Territories with gender board quotas include: Norway, Spain, Finland, Quebec, Israel, Iceland, Kenya, France, Italy, Belgium, Germany Link
• In 2014, the Australian Council of Superannuation Investors announced a policy target of 30% women on each ASX 200 board by the end of 2017.
• In France companies on the CAC 40 index must meet a quota of 40% women on boards by 2017.
• By law the largest companies in Germany must have 30% female directors. The law came into effect last year but according to reports many companies are not meeting the quota. Late last year gender pay parity legislation was proposed in the country.
• Since 2003 Norway has legally required public companies to have at least 40% of female board members. But according to an OECD online blog, the quota only worked after sanctions were brought in. This led to a rapid change: the 40% target was reached in 2008.
• Last April, the Female Employment Promotion Legislation was passed that requires large private and public sector companies in Japan to disclose gender diversity targets.
• Sweden’s parliament this year rejected a government proposal for quotas mandating that at least 40% of company board members are female. The legislation would have imposed financial penalties on companies not having achieved the target by 2019. The fines would have ranged from between 250,000 and 5m (€26,224 and €0.5m) kroner depending on a company’s market capitalisation. Swedish employers with more than 24 employees are already required to report gender-specific salary data and draw up an action plan on equal pay every three years.
• From next month, large companies in the UK will have to report their gender pay and gender bonus pay gaps. The data will be housed in a publicly available online tool.

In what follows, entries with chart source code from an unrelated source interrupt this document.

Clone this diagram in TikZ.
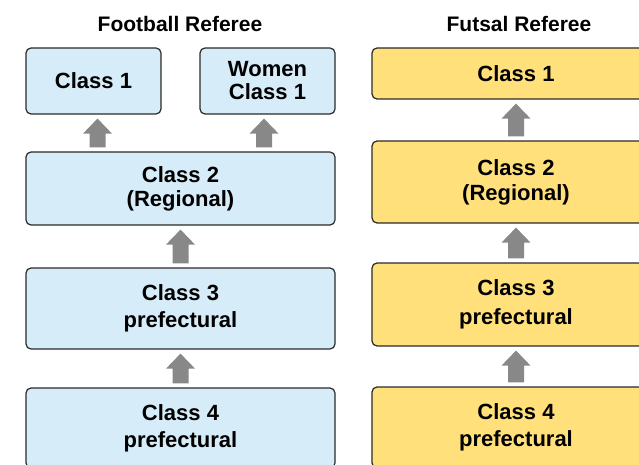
\documentclass[tikz,border=0pt]{standalone}
\usepackage{fontspec}
\setmainfont{Liberation Sans}
\usetikzlibrary{calc}
\definecolor{bluefill}{HTML}{D6ECF8}
\definecolor{yelfill}{HTML}{FFE07A}
\definecolor{edgec}{HTML}{2A2A2A}
\definecolor{arwc}{HTML}{888888}
\newcommand\uparw[2]{\fill[arw] ($#1+(-8,4)$) -- ($#2+(-8,-19)$) -- ($#2+(-14.5,-19)$) -- ($#2+(0,-4)$) -- ($#2+(14.5,-19)$) -- ($#2+(8,-19)$) -- ($#1+(8,4)$) -- cycle;}
\begin{document}
\begin{tikzpicture}[x=1pt,y=1pt,
  boxbase/.style={draw=edgec, line width=1.2pt, rounded corners=5pt, inner sep=0pt, align=center, font=\fontsize{22}{26}\selectfont\bfseries},
  fbox/.style={boxbase, fill=bluefill},
  sbox/.style={boxbase, fill=yelfill},
  ttl/.style={font=\fontsize{21}{24}\selectfont\bfseries, inner sep=0pt, anchor=base},
  arw/.style={fill=arwc}]
\useasboundingbox (0,0) rectangle (639,464);
% titles
\node[ttl] (T1) at (180,432) {Football Referee};
\node[ttl] (T2) at (519,432) {Futsal Referee};
% football boxes
\node[fbox, minimum width=135, minimum height=66] (F1) at (93.5,383) {Class 1};
\node[fbox, minimum width=135, minimum height=66, font=\fontsize{22}{23}\selectfont\bfseries] (FW) at (267.5,383) {Women\\Class 1};
\node[fbox, minimum width=309, minimum height=73, font=\fontsize{22}{24}\selectfont\bfseries] (F2) at (180.5,275.5) {Class 2\\(Regional)};
\node[fbox, minimum width=309, minimum height=81, font=\fontsize{22}{27}\selectfont\bfseries] (F3) at (180.5,155.5) {Class 3\\prefectural};
\node[fbox, minimum width=309, minimum height=80, font=\fontsize{22}{27}\selectfont\bfseries] (F4) at (180.5,36) {Class 4\\prefectural};
% futsal boxes
\node[sbox, minimum width=288, minimum height=51] (S1) at (516,390.5) {Class 1};
\node[sbox, minimum width=288, minimum height=82, font=\fontsize{22}{25}\selectfont\bfseries] (S2) at (516,282) {Class 2\\(Regional)};
\node[sbox, minimum width=288, minimum height=83, font=\fontsize{22}{29}\selectfont\bfseries] (S3) at (516,159.5) {Class 3\\prefectural};
\node[sbox, minimum width=288, minimum height=81, font=\fontsize{22}{27}\selectfont\bfseries] (S4) at (516,36.5) {Class 4\\prefectural};
% arrow end points under the top boxes
\coordinate (a1) at ($(F1.south)+(4,0)$);
\coordinate (a2) at ($(FW.south)+(-3.5,0)$);
% arrows
\uparw{(F2.north -| a1)}{(a1)}
\uparw{(F2.north -| a2)}{(a2)}
\uparw{(F3.north)}{(F2.south)}
\uparw{(F4.north)}{(F3.south)}
\uparw{(S2.north)}{(S1.south)}
\uparw{(S3.north)}{(S2.south)}
\uparw{(S4.north)}{(S3.south)}
\end{tikzpicture}
\end{document}
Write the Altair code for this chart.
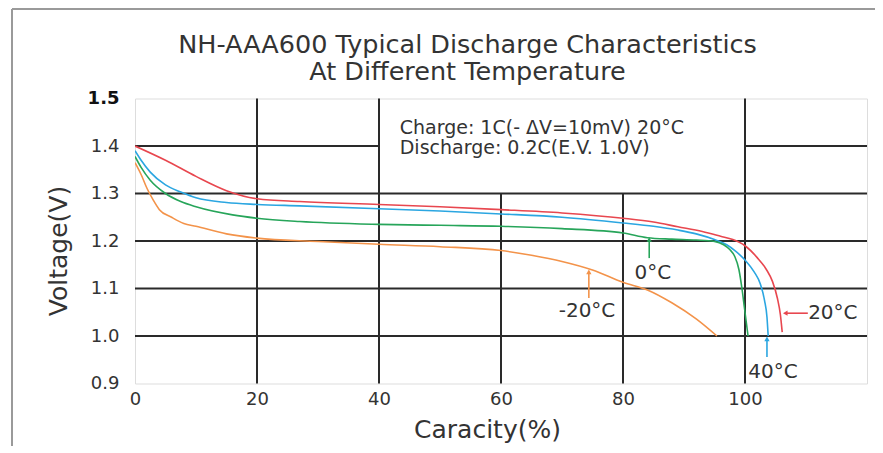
import altair as alt
import pandas as pd

# ---- data ----
series_names = ["20°C", "40°C", "0°C", "-20°C"]
series_colors = ["#e8474f", "#2ba6e1", "#27a55a", "#f3934a"]

red_x = [0, 5, 10, 15, 20, 27, 40, 50, 60, 70, 80, 85, 89, 93, 96, 98, 100, 102, 103.5, 104.5, 105.3, 105.8, 106.1]
red_y = [1.400, 1.370, 1.336, 1.306, 1.289, 1.283, 1.277, 1.272, 1.266, 1.259, 1.248, 1.240, 1.230, 1.220, 1.210, 1.203, 1.190, 1.165, 1.140, 1.115, 1.080, 1.045, 1.008]

blue_x = [0, 1, 2.5, 5, 7.5, 10, 15, 20, 27, 40, 50, 60, 70, 80, 85, 89, 92, 95, 97, 98.5, 100, 101.5, 102.5, 103.2, 103.6, 103.8]
blue_y = [1.390, 1.370, 1.345, 1.318, 1.303, 1.291, 1.281, 1.277, 1.274, 1.268, 1.263, 1.257, 1.250, 1.238, 1.231, 1.223, 1.215, 1.203, 1.192, 1.178, 1.160, 1.135, 1.110, 1.075, 1.040, 1.000]

green_x = [0, 1, 2.5, 5, 7.5, 10, 16, 20, 27, 40, 50, 60, 70, 80, 84, 88, 92, 95, 96.5, 97.5, 98.3, 99, 99.5, 99.9, 100.3, 100.5]
green_y = [1.378, 1.355, 1.328, 1.300, 1.283, 1.272, 1.255, 1.248, 1.241, 1.235, 1.233, 1.231, 1.226, 1.217, 1.207, 1.204, 1.202, 1.199, 1.192, 1.182, 1.168, 1.140, 1.100, 1.060, 1.020, 1.000]

orange_x = [0, 1, 2, 3, 4, 6, 8, 10, 15, 20, 30, 40, 50, 60, 65, 70, 75, 80, 84, 88, 92, 95.4]
orange_y = [1.365, 1.340, 1.310, 1.286, 1.266, 1.250, 1.237, 1.231, 1.215, 1.206, 1.199, 1.193, 1.188, 1.180, 1.170, 1.157, 1.139, 1.113, 1.097, 1.070, 1.036, 1.000]

x_ticks = [0, 20, 40, 60, 80, 100]
y_ticks = [0.9, 1.0, 1.1, 1.2, 1.3, 1.4, 1.5]

# grid segments (the annotation box hides part of the grid)
vgrid_x = [20, 40, 60, 80, 100]
vgrid_top = [1.5, 1.5, 1.3, 1.3, 1.5]
hgrid_y = [1.0, 1.1, 1.2, 1.3, 1.4, 1.4]
hgrid_x1 = [0, 0, 0, 0, 0, 100]
hgrid_x2 = [120, 120, 120, 120, 40, 120]

# curve labels and their pointer arrows
label_text = ["0°C", "-20°C", "40°C", "20°C"]
label_x = [84.9, 74.1, 104.6, 114.4]
label_y = [1.133, 1.053, 0.924, 1.048]
arrow_series = ["0°C", "-20°C", "40°C"]
arrow_x = [84.3, 74.4, 103.6]
arrow_top = [1.203, 1.135, 0.994]
arrow_bottom = [1.164, 1.080, 0.956]
harrow_y = [1.048]
harrow_x_tip = [106.6]
harrow_x_end = [110.3]

box_lines = ["Charge: 1C(- ΔV=10mV) 20°C", "Discharge: 0.2C(E.V. 1.0V)"]
box_x = [43.4, 43.4]
box_y = [1.438, 1.396]

title_lines = ["NH-AAA600 Typical Discharge Characteristics", "At Different Temperature"]

# ---- tables ----
rows = []
for name, xs_, ys_ in [("20°C", red_x, red_y), ("40°C", blue_x, blue_y),
                       ("0°C", green_x, green_y), ("-20°C", orange_x, orange_y)]:
    for i, (a, b) in enumerate(zip(xs_, ys_)):
        rows.append({"series": name, "cap": a, "v": b, "idx": i})
curves = pd.DataFrame(rows)

vgrid = pd.DataFrame({"x": vgrid_x, "y1": [0.9] * len(vgrid_x), "y2": vgrid_top})
hgrid = pd.DataFrame({"y": hgrid_y, "x1": hgrid_x1, "x2": hgrid_x2})
labels = pd.DataFrame({"t": label_text, "x": label_x, "y": label_y})
arrows = pd.DataFrame({"series": arrow_series, "x": arrow_x, "y1": arrow_top, "y2": arrow_bottom})
harrows = pd.DataFrame({"series": ["20°C"], "y": harrow_y, "x1": harrow_x_tip, "x2": harrow_x_end})
box = pd.DataFrame({"t": box_lines, "x": box_x, "y": box_y})
one = pd.DataFrame({"k": [0]})

FONT = "DejaVu Sans"
TXT = "#333333"

xs = alt.Scale(domain=[0, 120], nice=False, zero=False)
ys = alt.Scale(domain=[0.9, 1.5], nice=False, zero=False)
cs = alt.Scale(domain=series_names, range=series_colors)

X = alt.X("cap:Q", scale=xs,
          axis=alt.Axis(values=x_ticks, grid=False, ticks=False, domain=False,
                        title="Caracity(%)", titleFont=FONT, titleFontSize=25,
                        titleFontWeight="normal", titleColor=TXT, titlePadding=9,
                        titleX=352,
                        labelFont=FONT, labelFontSize=18, labelColor=TXT,
                        labelPadding=7, labelFlush=False))
Y = alt.Y("v:Q", scale=ys,
          axis=alt.Axis(values=y_ticks, grid=False, ticks=False, domain=False, format=".1f",
                        title="Voltage(V)", titleFont=FONT, titleFontSize=25,
                        titleFontWeight="normal", titleColor=TXT, titlePadding=16,
                        titleY=152,
                        labelFont=FONT, labelFontSize=18,
                        labelColor={"expr": "datum.value == 1.5 ? '#111' : '#333'"},
                        labelFontWeight={"expr": "datum.value == 1.5 ? 'bold' : 'normal'"},
                        labelPadding=16, labelFlush=False))

base_curves = alt.Chart(curves).mark_line(strokeWidth=1.6, interpolate="monotone", clip=True).encode(
    x=X, y=Y,
    color=alt.Color("series:N", scale=cs, legend=None),
    order=alt.Order("idx:Q"),
)

vg = alt.Chart(vgrid).mark_rule(color="#2a2a2a", strokeWidth=2).encode(
    x=alt.X("x:Q", scale=xs), y=alt.Y("y1:Q", scale=ys), y2="y2:Q")
hg = alt.Chart(hgrid).mark_rule(color="#2a2a2a", strokeWidth=2).encode(
    y=alt.Y("y:Q", scale=ys), x=alt.X("x1:Q", scale=xs), x2="x2:Q")

arr = alt.Chart(arrows).mark_rule(strokeWidth=1.6).encode(
    x=alt.X("x:Q", scale=xs), y=alt.Y("y1:Q", scale=ys), y2="y2:Q",
    color=alt.Color("series:N", scale=cs, legend=None))
arr_head = alt.Chart(arrows).mark_point(shape="triangle-up", filled=True, size=28, opacity=1).encode(
    x=alt.X("x:Q", scale=xs), y=alt.Y("y1:Q", scale=ys),
    color=alt.Color("series:N", scale=cs, legend=None))
harr = alt.Chart(harrows).mark_rule(strokeWidth=1.6).encode(
    y=alt.Y("y:Q", scale=ys), x=alt.X("x1:Q", scale=xs), x2="x2:Q",
    color=alt.Color("series:N", scale=cs, legend=None))
harr_head = alt.Chart(harrows).mark_point(shape="triangle-left", filled=True, size=28, opacity=1).encode(
    y=alt.Y("y:Q", scale=ys), x=alt.X("x1:Q", scale=xs),
    color=alt.Color("series:N", scale=cs, legend=None))

lab = alt.Chart(labels).mark_text(font=FONT, fontSize=20, color=TXT, baseline="middle", align="center").encode(
    x=alt.X("x:Q", scale=xs), y=alt.Y("y:Q", scale=ys), text="t:N")

boxt = alt.Chart(box).mark_text(font=FONT, fontSize=19, color=TXT, baseline="middle", align="left").encode(
    x=alt.X("x:Q", scale=xs), y=alt.Y("y:Q", scale=ys), text="t:N")

# chart title (two centred lines above the plot)
title1 = alt.Chart(one).mark_text(font=FONT, fontSize=25.5, color=TXT, baseline="middle", align="center").encode(
    x=alt.value(332.5), y=alt.value(-54), text=alt.value(title_lines[0]))
title2 = alt.Chart(one).mark_text(font=FONT, fontSize=25.5, color=TXT, baseline="middle", align="center").encode(
    x=alt.value(332.5), y=alt.value(-26.5), text=alt.value(title_lines[1]))

frame_left = alt.Chart(one).mark_rule(color="#9a9a9a", strokeWidth=2).encode(
    x=alt.value(-123), y=alt.value(-89.5), y2=alt.value(370))
frame_top = alt.Chart(one).mark_rule(color="#9a9a9a", strokeWidth=2).encode(
    x=alt.value(-123), x2=alt.value(745), y=alt.value(-89.5))

chart = alt.layer(
    frame_left, frame_top, vg, hg, base_curves, arr, arr_head, harr, harr_head, lab, boxt,
    title1, title2
).properties(
    width=732, height=285,
    autosize=alt.AutoSizeParams(type="none"),
    padding={"left": 127, "top": 90.5, "right": 8, "bottom": 62},
).configure_view(stroke="#555555", strokeWidth=2).configure(background="white")

chart.save("out.html", embed_options={"renderer": "svg", "actions": False})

• Under the Obama administration, much was done to drive equal pay, according to Jocelyn Frye from the Center for American Progress. The first bill he signed as President in 2009 was the Lilly Ledbetter Fair Pay Act. But partisan stalemate in Congress has meant there has been little action on equal pay since Ledbetter, such as increased pay transparency, says Frye. She adds it is not clear what President Donald Trump’s actions on equal pay will be as yet.